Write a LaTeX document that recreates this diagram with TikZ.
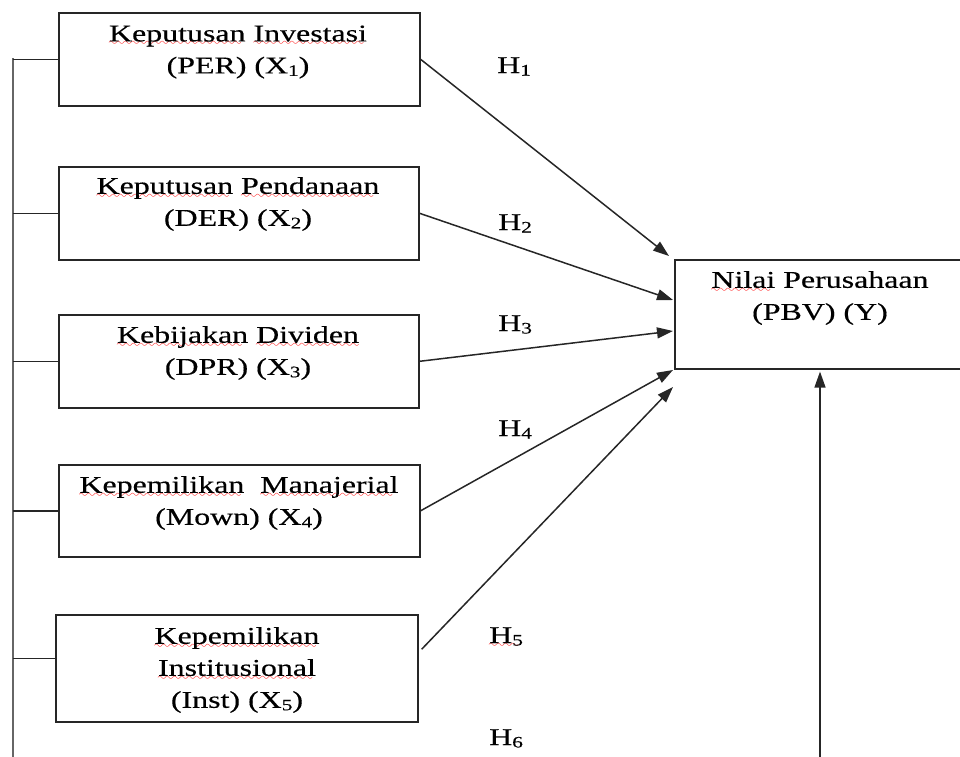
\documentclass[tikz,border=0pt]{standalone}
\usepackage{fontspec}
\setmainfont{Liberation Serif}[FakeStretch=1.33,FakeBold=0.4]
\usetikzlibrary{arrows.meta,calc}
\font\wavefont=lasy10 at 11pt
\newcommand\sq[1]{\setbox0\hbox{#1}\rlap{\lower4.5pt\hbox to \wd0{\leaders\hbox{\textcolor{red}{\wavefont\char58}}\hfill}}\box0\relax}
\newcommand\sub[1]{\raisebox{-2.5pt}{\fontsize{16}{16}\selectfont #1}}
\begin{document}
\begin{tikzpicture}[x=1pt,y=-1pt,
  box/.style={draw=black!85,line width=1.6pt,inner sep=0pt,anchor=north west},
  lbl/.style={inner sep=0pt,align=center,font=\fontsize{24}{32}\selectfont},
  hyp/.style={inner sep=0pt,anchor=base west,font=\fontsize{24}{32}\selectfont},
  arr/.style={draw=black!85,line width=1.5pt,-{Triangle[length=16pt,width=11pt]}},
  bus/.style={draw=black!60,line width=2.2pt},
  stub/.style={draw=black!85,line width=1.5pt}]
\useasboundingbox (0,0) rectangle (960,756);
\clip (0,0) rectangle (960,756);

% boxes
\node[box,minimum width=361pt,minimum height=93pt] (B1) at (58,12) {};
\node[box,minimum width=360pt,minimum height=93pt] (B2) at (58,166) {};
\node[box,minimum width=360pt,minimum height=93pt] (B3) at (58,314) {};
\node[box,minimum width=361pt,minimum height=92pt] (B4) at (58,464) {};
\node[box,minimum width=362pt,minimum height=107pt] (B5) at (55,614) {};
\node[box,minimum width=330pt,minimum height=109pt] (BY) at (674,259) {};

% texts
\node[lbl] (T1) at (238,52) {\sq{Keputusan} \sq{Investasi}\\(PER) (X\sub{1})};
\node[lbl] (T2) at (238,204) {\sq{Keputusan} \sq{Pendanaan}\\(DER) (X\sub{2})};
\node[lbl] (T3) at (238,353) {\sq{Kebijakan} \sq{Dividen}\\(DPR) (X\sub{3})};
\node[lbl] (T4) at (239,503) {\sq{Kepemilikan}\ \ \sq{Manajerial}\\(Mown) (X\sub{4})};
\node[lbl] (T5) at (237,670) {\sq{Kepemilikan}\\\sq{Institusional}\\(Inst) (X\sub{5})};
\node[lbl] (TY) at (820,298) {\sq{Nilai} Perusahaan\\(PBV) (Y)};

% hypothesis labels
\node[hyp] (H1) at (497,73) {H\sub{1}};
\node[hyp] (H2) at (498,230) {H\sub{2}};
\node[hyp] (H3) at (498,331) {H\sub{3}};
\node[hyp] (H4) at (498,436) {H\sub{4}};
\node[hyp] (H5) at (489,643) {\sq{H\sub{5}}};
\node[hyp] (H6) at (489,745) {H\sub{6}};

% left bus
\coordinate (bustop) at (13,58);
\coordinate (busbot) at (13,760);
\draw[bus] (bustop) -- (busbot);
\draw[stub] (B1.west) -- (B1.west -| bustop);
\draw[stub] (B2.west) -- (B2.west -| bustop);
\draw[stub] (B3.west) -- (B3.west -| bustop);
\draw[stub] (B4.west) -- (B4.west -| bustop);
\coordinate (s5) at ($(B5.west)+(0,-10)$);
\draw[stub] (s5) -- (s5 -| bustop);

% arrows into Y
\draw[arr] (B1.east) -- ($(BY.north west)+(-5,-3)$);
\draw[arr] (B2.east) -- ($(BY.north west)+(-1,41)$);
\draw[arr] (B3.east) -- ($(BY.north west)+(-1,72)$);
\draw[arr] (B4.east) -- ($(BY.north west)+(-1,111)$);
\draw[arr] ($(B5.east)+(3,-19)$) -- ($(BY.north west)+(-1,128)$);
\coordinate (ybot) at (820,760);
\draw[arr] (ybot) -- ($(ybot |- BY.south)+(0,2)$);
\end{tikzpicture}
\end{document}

=-=-=

Aim: Repeat the data exactly in full, omitting its pictures.

Exercise result:
Write a LaTeX document that recreates this diagram with TikZ.
\documentclass[tikz,border=0pt]{standalone}
\usepackage{fontspec}
\setmainfont{Liberation Serif}[FakeStretch=1.33,FakeBold=0.4]
\usetikzlibrary{arrows.meta,calc}
\font\wavefont=lasy10 at 11pt
\newcommand\sq[1]{\setbox0\hbox{#1}\rlap{\lower4.5pt\hbox to \wd0{\leaders\hbox{\textcolor{red}{\wavefont\char58}}\hfill}}\box0\relax}
\newcommand\sub[1]{\raisebox{-2.5pt}{\fontsize{16}{16}\selectfont #1}}
\begin{document}
\begin{tikzpicture}[x=1pt,y=-1pt,
  box/.style={draw=black!85,line width=1.6pt,inner sep=0pt,anchor=north west},
  lbl/.style={inner sep=0pt,align=center,font=\fontsize{24}{32}\selectfont},
  hyp/.style={inner sep=0pt,anchor=base west,font=\fontsize{24}{32}\selectfont},
  arr/.style={draw=black!85,line width=1.5pt,-{Triangle[length=16pt,width=11pt]}},
  bus/.style={draw=black!60,line width=2.2pt},
  stub/.style={draw=black!85,line width=1.5pt}]
\useasboundingbox (0,0) rectangle (960,756);
\clip (0,0) rectangle (960,756);

% boxes
\node[box,minimum width=361pt,minimum height=93pt] (B1) at (58,12) {};
\node[box,minimum width=360pt,minimum height=93pt] (B2) at (58,166) {};
\node[box,minimum width=360pt,minimum height=93pt] (B3) at (58,314) {};
\node[box,minimum width=361pt,minimum height=92pt] (B4) at (58,464) {};
\node[box,minimum width=362pt,minimum height=107pt] (B5) at (55,614) {};
\node[box,minimum width=330pt,minimum height=109pt] (BY) at (674,259) {};

% texts
\node[lbl] (T1) at (238,52) {\sq{Keputusan} \sq{Investasi}\\(PER) (X\sub{1})};
\node[lbl] (T2) at (238,204) {\sq{Keputusan} \sq{Pendanaan}\\(DER) (X\sub{2})};
\node[lbl] (T3) at (238,353) {\sq{Kebijakan} \sq{Dividen}\\(DPR) (X\sub{3})};
\node[lbl] (T4) at (239,503) {\sq{Kepemilikan}\ \ \sq{Manajerial}\\(Mown) (X\sub{4})};
\node[lbl] (T5) at (237,670) {\sq{Kepemilikan}\\\sq{Institusional}\\(Inst) (X\sub{5})};
\node[lbl] (TY) at (820,298) {\sq{Nilai} Perusahaan\\(PBV) (Y)};

% hypothesis labels
\node[hyp] (H1) at (497,73) {H\sub{1}};
\node[hyp] (H2) at (498,230) {H\sub{2}};
\node[hyp] (H3) at (498,331) {H\sub{3}};
\node[hyp] (H4) at (498,436) {H\sub{4}};
\node[hyp] (H5) at (489,643) {\sq{H\sub{5}}};
\node[hyp] (H6) at (489,745) {H\sub{6}};

% left bus
\coordinate (bustop) at (13,58);
\coordinate (busbot) at (13,760);
\draw[bus] (bustop) -- (busbot);
\draw[stub] (B1.west) -- (B1.west -| bustop);
\draw[stub] (B2.west) -- (B2.west -| bustop);
\draw[stub] (B3.west) -- (B3.west -| bustop);
\draw[stub] (B4.west) -- (B4.west -| bustop);
\coordinate (s5) at ($(B5.west)+(0,-10)$);
\draw[stub] (s5) -- (s5 -| bustop);

% arrows into Y
\draw[arr] (B1.east) -- ($(BY.north west)+(-5,-3)$);
\draw[arr] (B2.east) -- ($(BY.north west)+(-1,41)$);
\draw[arr] (B3.east) -- ($(BY.north west)+(-1,72)$);
\draw[arr] (B4.east) -- ($(BY.north west)+(-1,111)$);
\draw[arr] ($(B5.east)+(3,-19)$) -- ($(BY.north west)+(-1,128)$);
\coordinate (ybot) at (820,760);
\draw[arr] (ybot) -- ($(ybot |- BY.south)+(0,2)$);
\end{tikzpicture}
\end{document}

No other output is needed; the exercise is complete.